Sound quality modelling of hairdryer noise

Abstract

The demand for acoustic comfort in domestic appliances increases with the rapid growth of living quality requirements. As a common domestic appliance, the hairdryer produces unwanted noise that affects comfort during working. Manufacturers make great efforts to control the hairdryer noise, e.g., reduce the sound pressure level (SPL) by increasing blades number to make the frequency of noise energy above the hearing range. This study investigated the noise discomfort of a supersonic hairdryer (SHD) and three standard hairdryers (HD). We measured and recorded hairdryer noise at all operating conditions, and generated 120 test stimuli at SPLs ranging from 60 to 72 dB(A) in 3 dB steps based on 24 sound samples.
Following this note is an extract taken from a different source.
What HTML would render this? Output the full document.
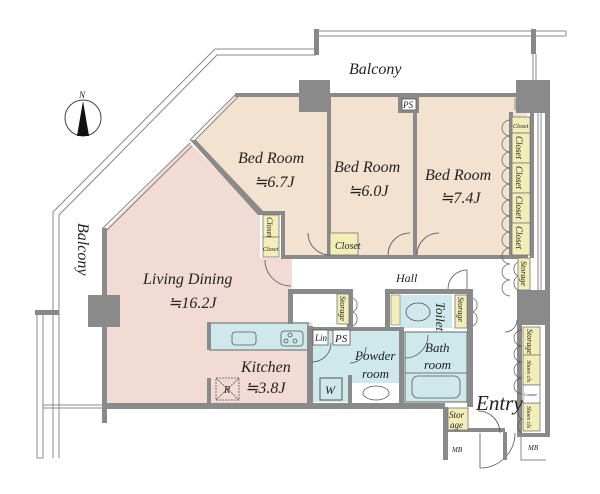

Twenty-four subjects evaluated the noise discomfort of all stimuli using the absolute magnitude estimation (AME) method. The contribution of psychoacoustic metrics, i.e. loudness, sharpness, roughness, fluctuation strength, tonality (hearing model) and articulation index, to the noise discomfort was analysed by partial correlation analysis. Hairdryer noise discomfort was dominated by loudness and significantly influenced by tonality. The sound quality models were established for SHD and HD by multiple linear regression between the discomfort and two psychoacoustic metrics, i.e., loudness and tonality. The SHD performed better in sound quality for less discomfort and interference of communication than the HD, yet the adverse effects of the ultra-high frequencies on comfort and health need further consideration.